Re: Exists in HASH issue
by runrig (Abbot) on Jul 21, 2003 at 22:34 UTC
    If you want to define keys and don't care about values (i.e. you're only going to see if a key exists), you can use undef:
    my %word; undef @word{qw(AALIYAH AARON ALEX ...)}; print "exists!\n" if exists $word{ALEX}; # Or if you want to make sure the values are set to undef: my %word; @word{qw(AALIYAH AARON ...)} = undef;
Re: Exists in HASH issue
by snadra (Scribe) on Jul 22, 2003 at 08:17 UTC
    Hello,

    you should read
    perldoc perlvar
    first, to understand how hashes work.
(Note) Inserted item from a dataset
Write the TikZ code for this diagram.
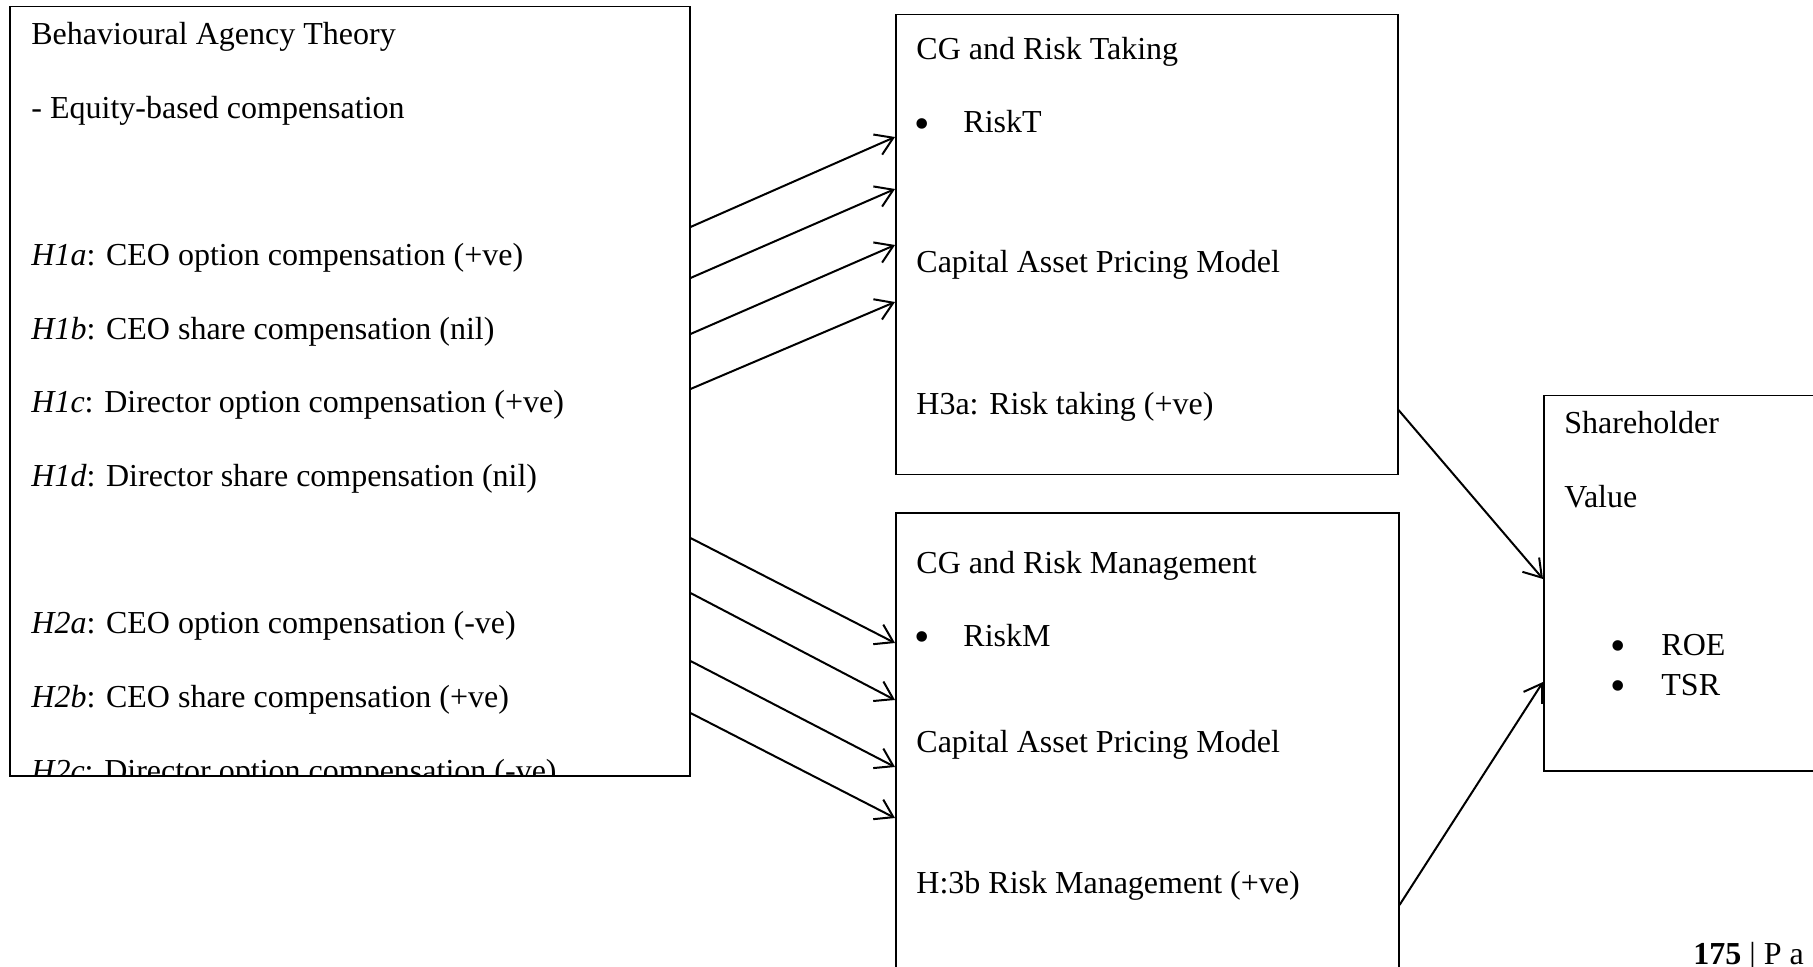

As said before, they are not sorted in any way.
    But you can print them out sorted or do something else with them in a sorted way.
    This would cause a numerical order:
    foreach (sort {$a <=> $b} keys %hash) { # do something with $hash{$_} ... }
    To sort them lexically just use:
    foreach (sort keys %hash) { # ... }
    Read 'perldoc -f sort' for more information.

    snadra
Re: Exists in HASH issue
by Theo (Priest) on Jul 22, 2003 at 14:49 UTC
    A point the other posters didn't mention, is that your variable data looks more like an array (@WORD) than a hash (%WORD). I don't understand what you're doing to it later - I'm only in chapter 7 of "Learning Perl" - so maybe you do need a hash. But ask yourself if your lookup would work just as well with an array variable?